Caroline Hooley, National Grid’s Corporate Responsibility & Sponsorships Manager, showcased the company’s Shared Value approach at the world’s leading corporate citizenship conference. The event confirmed that our aim of aligning more closely with society to achieve common goals is matched by leading global brands.
Sharing our vision
“We share similar thoughts on the direction corporate responsibility needs to take. This includes the importance of having a long-term strategy and the ability to be flexible.”
Caroline Hooley, National Grid’s Corporate Responsibility & Sponsorships Manager
"Events like this conference help to keep us focused on delivering on our brand promise ‘Here with you. Here for you’."
Source: Mauri Myers-Solages, Manager, New York Corporate Citizenship
This was the first time I had attended the International Corporate Citizenship Conference in Los Angeles and I was impressed by the commitment of the 700-plus corporate responsibility professionals from around the world who attended the two-day event.
This conference is the ‘go-to’ event for the global corporate responsibility community and proved an ideal platform through which I could promote our Shared Value approach.
The theme of this year’s conference in Los Angeles was Adaptable Leadership and the importance of companies recognising that the path to achieving their goals can’t be rigid. You have to take advantage of opportunities and be able to steer around barriers you might find on your path.
National Grid’s approach to corporate responsibility perfectly illustrated this theme as we are adaptable to change, have a long-term strategy in place and, crucially, we understand the inter-connection between business goals and the wishes of society and the communities we serve.
Keep it simple
A very strong point raised at the conference is that everyone is doing too much. In other words, we have to be selective in the way we approach corporate responsibility. Delegates agreed that the way successful companies tackle this is to identify a few key programmes that will make the most difference and concentrate on these.
You need to have a ‘signature’ programme that provides a simple, identifiable focus for your corporate responsibility activities. This allows employees to engage their own passion for corporate responsibility within a structure that channels their enthusiasm.
A great example of how we are being more selective is our extensive support for City Year, a charity that encourages young people to volunteer for projects that will benefit deprived areas. While I was in the US, I took the opportunity to visit the organisation’s headquarters in Boston and discuss how we can tell our Team National Grid City Year story to employees and externally.
My session at the conference was on Corporate Responsibility in 2020 and it received a very positive response from the 100 delegates during the 90-minute discussion. I joined a panel with the Director of Sustainability at Dell and the Director of Citizenship at MetLife. Our facilitator was corporate responsibility expert Susan McPherson.
They say a good conference speech should grab people’s attention from the start, so I kicked off mine with our Making Connections animation. Companies were invited to submit corporate responsibility themed films for a film festival held during the conference, although ours missed out on an ‘Oscar’!

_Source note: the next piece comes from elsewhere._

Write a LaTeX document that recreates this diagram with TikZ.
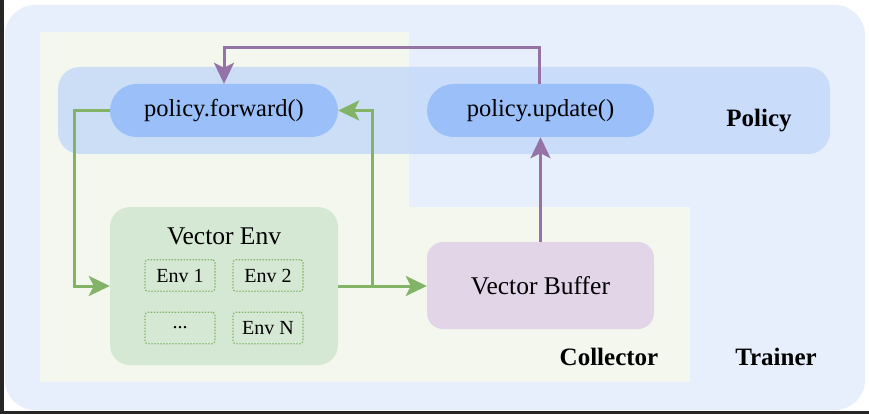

I talked about how we developed our long-term strategy to create value for both National Grid and society. Looking ahead at trends to 2020, I also highlighted the need for business to work with society to develop greater resilience, to be more responsible and to be a great place to work.

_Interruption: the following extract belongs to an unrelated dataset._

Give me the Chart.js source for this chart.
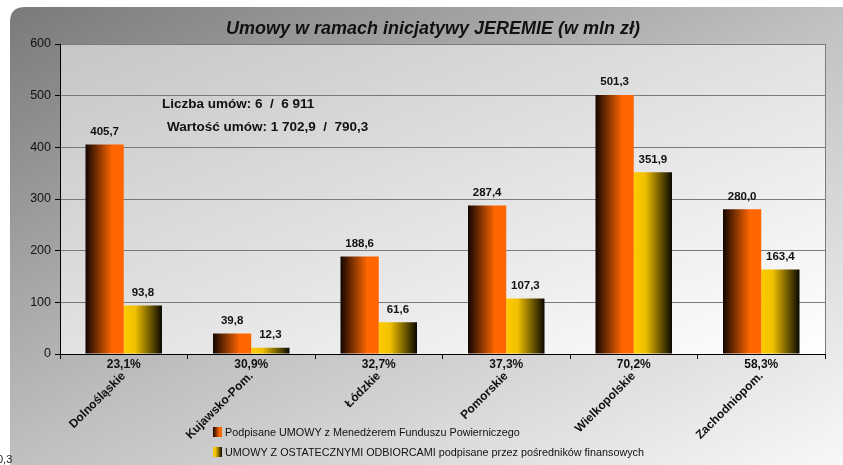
<!DOCTYPE html>
<html><head>
<meta charset="UTF-8">
<title>Umowy w ramach inicjatywy JEREMIE</title>
<style>
  html, body { margin: 0; padding: 0; background: #fff; }
  #wrap { width: 843px; height: 465px; }
</style>
<script src="https://cdn.jsdelivr.net/npm/chart.js@4/dist/chart.umd.min.js"></script>
</head>
<body>
<div id="wrap"><canvas id="chart" width="843" height="465"></canvas></div>
<script>
// data
const regions = ['Dolnośląskie', 'Kujawsko-Pom.', 'Łódzkie', 'Pomorskie', 'Wielkopolskie', 'Zachodniopom.'];
const fundManagerValues = [405.7, 39.8, 188.6, 287.4, 501.3, 280.0];
const finalRecipientValues = [93.8, 12.3, 61.6, 107.3, 351.9, 163.4];
const shareLabels = ['23,1%', '30,9%', '32,7%', '37,3%', '70,2%', '58,3%'];
const yTicks = [0, 100, 200, 300, 400, 500, 600];
const seriesNames = [
  'Podpisane UMOWY z Menedżerem Funduszu Powierniczego',
  'UMOWY Z OSTATECZNYMI ODBIORCAMI podpisane przez pośredników finansowych'
];
const titleText = 'Umowy w ramach inicjatywy JEREMIE (w mln zł)';
const summaryLines = ['Liczba umów: 6  /  6 911', 'Wartość umów: 1 702,9  /  790,3'];

const FONT = '"Liberation Sans", Arial, sans-serif';
const CAT_PCT = 0.6;

function fmt(v) {
  return v.toFixed(1).replace('.', ',');
}

// horizontal gradient: orange bars dark on the left, yellow bars dark on the right
function stops(g, which) {
  if (which === 0) {
    g.addColorStop(0, '#120500');
    g.addColorStop(0.7, '#ff6600');
    g.addColorStop(1, '#ff6600');
  } else {
    g.addColorStop(0, '#ffcc00');
    g.addColorStop(0.3, '#f0c000');
    g.addColorStop(1, '#0a0800');
  }
  return g;
}

function barFill(which) {
  return function (ctx) {
    const chart = ctx.chart;
    const xs = chart.scales.x;
    const flat = which ? '#ffcc00' : '#ff6600';
    if (!xs || ctx.dataIndex === undefined) return flat;
    const c = xs.getPixelForValue(ctx.dataIndex);
    const half = xs.width / regions.length * CAT_PCT / 2;
    if (!isFinite(c) || !isFinite(half) || half <= 0) return flat;
    const x0 = which ? c : c - half;
    const x1 = which ? c + half : c;
    return stops(chart.ctx.createLinearGradient(x0, 0, x1, 0), which);
  };
}

// gradient running corner to corner, with equal shade on the other two corners
function diagGradient(ctx, x, y, w, h) {
  const n = Math.hypot(w, h);
  const len = 2 * w * h / n;
  return ctx.createLinearGradient(x, y, x + h / n * len, y + w / n * len);
}

const decor = {
  id: 'decor',
  beforeDraw(chart) {
    const ctx = chart.ctx, a = chart.chartArea;
    ctx.save();
    ctx.fillStyle = '#fff';
    ctx.fillRect(0, 0, chart.width, chart.height);
    // outer panel
    const g = diagGradient(ctx, 10, 7, 833, 458);
    g.addColorStop(0, '#7a7a7a');
    g.addColorStop(0.5, '#c0c0c0');
    g.addColorStop(1, '#f8f8f8');
    ctx.fillStyle = g;
    ctx.beginPath();
    ctx.moveTo(25, 7);
    ctx.lineTo(843, 7);
    ctx.lineTo(843, 470);
    ctx.lineTo(10, 470);
    ctx.lineTo(10, 22);
    ctx.quadraticCurveTo(10, 7, 25, 7);
    ctx.fill();
    // plot area
    const p = diagGradient(ctx, a.left, a.top, a.right - a.left, a.bottom - a.top);
    p.addColorStop(0, '#c6c6c6');
    p.addColorStop(0.5, '#e2e2e2');
    p.addColorStop(1, '#ffffff');
    ctx.fillStyle = p;
    ctx.fillRect(a.left, a.top, a.right - a.left, a.bottom - a.top);
    ctx.restore();
  },
  beforeDatasetsDraw(chart) {
    const ctx = chart.ctx, a = chart.chartArea;
    ctx.save();
    ctx.strokeStyle = '#7a7a7a';
    ctx.lineWidth = 1;
    ctx.beginPath();
    ctx.moveTo(a.right + 0.5, a.top);
    ctx.lineTo(a.right + 0.5, a.bottom);
    ctx.stroke();
    ctx.restore();
  },
  afterDatasetsDraw(chart) {
    const ctx = chart.ctx;
    ctx.save();
    ctx.fillStyle = '#111';
    ctx.font = 'bold 11.5px ' + FONT;
    ctx.textAlign = 'center';
    ctx.textBaseline = 'bottom';
    chart.data.datasets.forEach((ds, i) => {
      chart.getDatasetMeta(i).data.forEach((el, j) => {
        ctx.fillText(fmt(ds.data[j]), el.x, el.y - 7);
      });
    });
    ctx.restore();
  },
  afterDraw(chart) {
    const ctx = chart.ctx, xs = chart.scales.x;
    ctx.save();
    ctx.fillStyle = '#111';
    // title
    ctx.font = 'italic bold 18px ' + FONT;
    ctx.textAlign = 'center';
    ctx.textBaseline = 'middle';
    ctx.fillText(titleText, 433, 29);
    // shares under the axis
    ctx.font = 'bold 12px ' + FONT;
    shareLabels.forEach((t, i) => ctx.fillText(t, xs.getPixelForValue(i), 365));
    // summary
    ctx.textAlign = 'left';
    ctx.font = 'bold 13.5px ' + FONT;
    ctx.fillText(summaryLines[0], 162, 104);
    ctx.fillText(summaryLines[1], 167, 127);
    // legend
    ctx.font = '10.8px ' + FONT;
    seriesNames.forEach((name, i) => {
      const y = 432 + i * 20;
      ctx.fillStyle = stops(ctx.createLinearGradient(213, 0, 222, 0), i);
      ctx.fillRect(213, y - 5, 9, 10);
      ctx.fillStyle = '#111';
      ctx.fillText(name, 225, y + 1);
    });
    // clipped leftover text in the corner
    ctx.fillStyle = '#222';
    ctx.font = '11px ' + FONT;
    ctx.fillText('0,3', -3, 460);
    ctx.restore();
  }
};

new Chart(document.getElementById('chart'), {
  type: 'bar',
  data: {
    labels: regions,
    datasets: [
      { label: seriesNames[0], data: fundManagerValues, backgroundColor: barFill(0),
        categoryPercentage: CAT_PCT, barPercentage: 1 },
      { label: seriesNames[1], data: finalRecipientValues, backgroundColor: barFill(1),
        categoryPercentage: CAT_PCT, barPercentage: 1 }
    ]
  },
  options: {
    responsive: false,
    animation: false,
    devicePixelRatio: 1,
    layout: { padding: { left: 10, right: 18, top: 44, bottom: 0 } },
    plugins: { legend: { display: false }, title: { display: false }, tooltip: { enabled: false } },
    scales: {
      x: {
        afterFit(s) { s.height = 111; },
        grid: { drawOnChartArea: false, tickLength: 5, tickColor: '#000', offset: true },
        border: { color: '#000' },
        ticks: {
          color: '#111',
          font: { family: FONT, size: 12, weight: 'bold' },
          minRotation: 45, maxRotation: 45,
          padding: 10, labelOffset: 0, autoSkip: false
        }
      },
      y: {
        min: yTicks[0], max: yTicks[yTicks.length - 1],
        afterFit(s) { s.width = 50; },
        afterBuildTicks(s) { s.ticks = yTicks.map(v => ({ value: v })); },
        grid: { color: '#7a7a7a', tickLength: 5, tickColor: '#000' },
        border: { color: '#000' },
        ticks: { color: '#111', font: { family: FONT, size: 12.5 }, padding: 4 }
      }
    }
  },
  plugins: [decor]
});
</script>
</body></html>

When discussing our approach with senior influencers from large organisations, it became clear to me that we share similar thoughts on the direction corporate responsibility needs to take.

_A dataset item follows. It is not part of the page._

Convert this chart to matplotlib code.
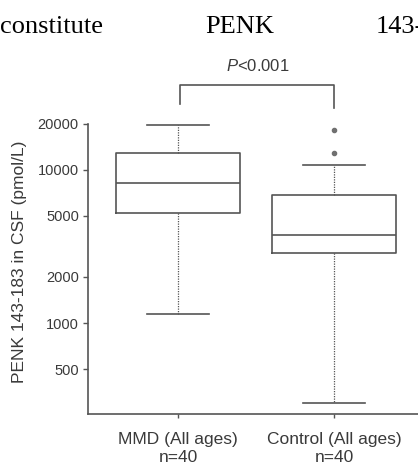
"""PENK 143-183 in CSF: MMD vs control box plot (log scale)."""
import matplotlib
matplotlib.use("Agg")
import matplotlib.pyplot as plt

GROUPS = ["MMD (All ages)\nn=40", "Control (All ages)\nn=40"]
Q1 = [5250, 2870]
MEDIAN = [8230, 3760]
Q3 = [12900, 6880]
WHISLO = [1140, 300]
WHISHI = [19700, 10800]
FLIERS = [[], [12900, 18200]]
YTICKS = [500, 1000, 2000, 5000, 10000, 20000]
P_TEXT = "<0.001"

LINE = "#555555"
TEXT = "#3a3a3a"

plt.rcParams.update({
    "font.family": "Liberation Sans",
    "font.size": 10,
    "mathtext.fontset": "custom",
    "mathtext.it": "Liberation Sans:italic",
    "mathtext.rm": "Liberation Sans",
})

fig = plt.figure(figsize=(4.18, 4.65), dpi=100)
ax = fig.add_axes([88 / 418, 51 / 465, 330 / 418, 364 / 465])

stats = []
for i in range(len(GROUPS)):
    stats.append(dict(q1=Q1[i], med=MEDIAN[i], q3=Q3[i],
                      whislo=WHISLO[i], whishi=WHISHI[i], fliers=FLIERS[i]))

ax.bxp(stats, positions=[1, 2], widths=0.8, showfliers=True,
       boxprops=dict(color=LINE, linewidth=1.2),
       medianprops=dict(color=LINE, linewidth=1.2),
       whiskerprops=dict(color=LINE, linewidth=0.9, linestyle=(0, (1, 1))),
       capprops=dict(color=LINE, linewidth=1.2),
       capwidths=0.4,
       flierprops=dict(marker="o", markerfacecolor="#707070",
                       markeredgecolor="#707070", markersize=3))

ax.set_yscale("log")
ax.set_ylim(255, 60400)
ax.set_xlim(0.423, 2.538)
ax.set_yticks(YTICKS)
ax.set_yticklabels([str(v) for v in YTICKS], fontsize=10.5)
ax.yaxis.set_minor_locator(matplotlib.ticker.NullLocator())
ax.set_xticks([1, 2])
ax.set_xticklabels(GROUPS, linespacing=1.25, fontsize=12.5)

for s in ["top", "right"]:
    ax.spines[s].set_visible(False)
ax.spines["left"].set_bounds(255, 20000)
for s in ["left", "bottom"]:
    ax.spines[s].set_color(LINE)
    ax.spines[s].set_linewidth(1.2)
ax.tick_params(axis="y", colors=LINE, labelcolor=TEXT, length=3.6, width=1.0, pad=3)
ax.tick_params(axis="x", colors=LINE, labelcolor=TEXT, length=3, width=1.0, pad=10)

ax.set_ylabel("PENK 143-183 in CSF (pmol/L)", color=TEXT, fontsize=12.5)
ax.yaxis.set_label_coords(-0.185, 0.4176)

# significance bracket
ax.plot([1.01, 1.01, 2, 2], [27000, 35900, 35900, 25100], color=LINE,
        linewidth=1.2, clip_on=False)
ax.text(1.513, 47700, "$P$" + P_TEXT, ha="center", va="center", color=TEXT,
        fontsize=12)

# fragment of surrounding page text
for x, word in [(0, "constitute"), (205, "PENK"), (376, "143-")]:
    fig.text(x / 418, 1 - 33 / 465, word, family="Liberation Serif",
             fontsize=19, color="black", ha="left", va="baseline")

fig.savefig("out.png", dpi=100, facecolor="white")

This includes the importance of having a long-term strategy and the ability to be flexible. The feedback I received from other corporate responsibility experts is that our approach addresses society’s challenges and the needs of business.
It’s great to learn that we are on the same wavelength as major organisations, such as Dell, Fedex and Walt Disney, who also understand the value that corporate responsibility brings to the bottom line.
Benefits of citizenship support
Mauri Myers-Solages, Manager, New York Corporate Citizenship – who regularly attends the International Corporate Citizenship Conference and drives National Grid’s long association with event organiser, the Boston College Center of Corporate Citizenship – offers her thoughts on the event.
“We’ve been members of the Center for more than 10 years. We were keen to be involved because they have created a space to address how corporate responsibility impacts upon businesses and, like us, they understand the importance of aligning practices with your core competencies.
“It was a little unusual to have a utilities company participate, but I believe National Grid leads the way in corporate citizenship in this sector in the US. We have helped set the tone in terms of developing partnerships and support programmes. It demonstrates National Grid’s commitment to inspire and attract tomorrow’s engineers and energy industry professionals.
“The Center’s best-practice information and detailed research provides us with an invaluable resource that has helped to shape our corporate-giving strategy.
“The people we serve are definitely taking notice of our community engagement and commitment to things that affect their quality of life. This includes external stakeholders, especially in government and the not for profit sector, as well as internally, where employees feel proud to work for a company that is present in the communities where they live.
“Events like this conference help to keep us focused on delivering on our brand promise ‘Here with you. Here for you’. And it was really great to have Caroline attend and present our vision. She reinforced the importance of sustaining a corporate citizenship programme that is integrated into our business goals on both sides of the pond.”